If you are self-hosting, the onus is on you to resolve the issues - and this would further increase setup time.
We find that optimisation is a never-ending task. However, it is definitely worthwhile and, if you are self-hosting, we recommend you perform all kinds of optimisations. With a hosted Jenkins service you can enjoy all the optimisations we’ve already put in place. And if you have a new challenge, we will work with you to resolve it.
We want a no-frills hosted Jenkins service?
I take ‘no-frills’ to mean ‘just Jenkins’, with none of the extras that you can expect from a provider like us here at Servana.
There are many good options for no-frills Jenkins hosting. We would recommend looking at the marketplaces on service providers such as Amazon Web Services, DigitalOcean, Google Compute Platform or Azure Cloud Platform.

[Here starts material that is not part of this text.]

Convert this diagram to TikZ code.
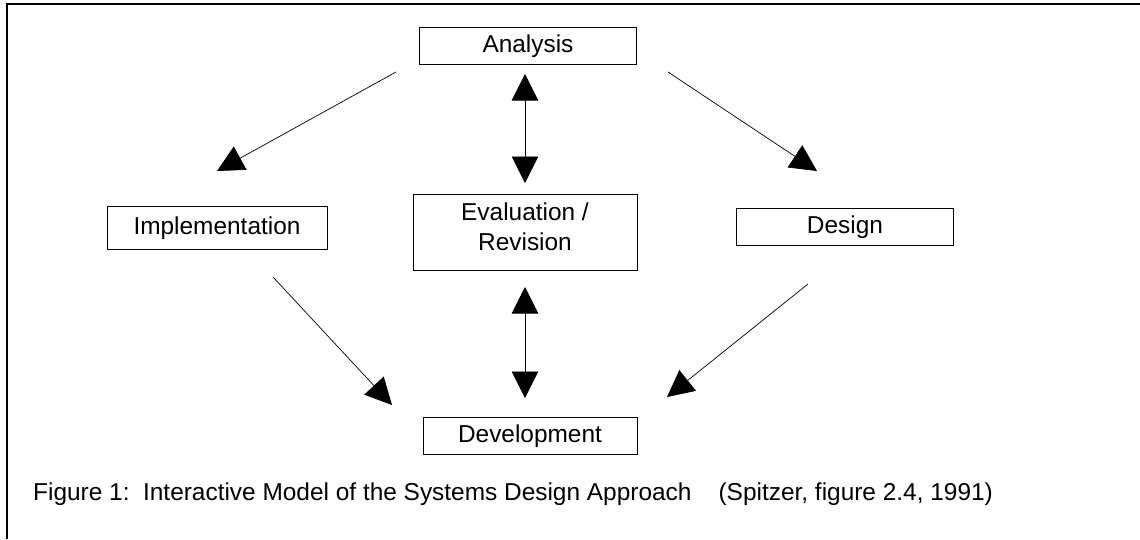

They provide automated installers so you will be online fast. But there are no guarantees, and the responsibility for the final configuration, security setup and ongoing operational reliability is yours.
Do we need more than Jenkins?
Our hosted Jenkins services contain many upgrades that add value to the Jenkins service. For example:
- Security features, including secrets management
- Inexpensive artefact storage and dependency caching
- Identity management and single sign on
We also provide monitoring and support.
As outlined above, there are significant differences between our hosted Jenkins service and self-hosting Jenkins. And we are always adding new feature to ensure we help our customers succeed.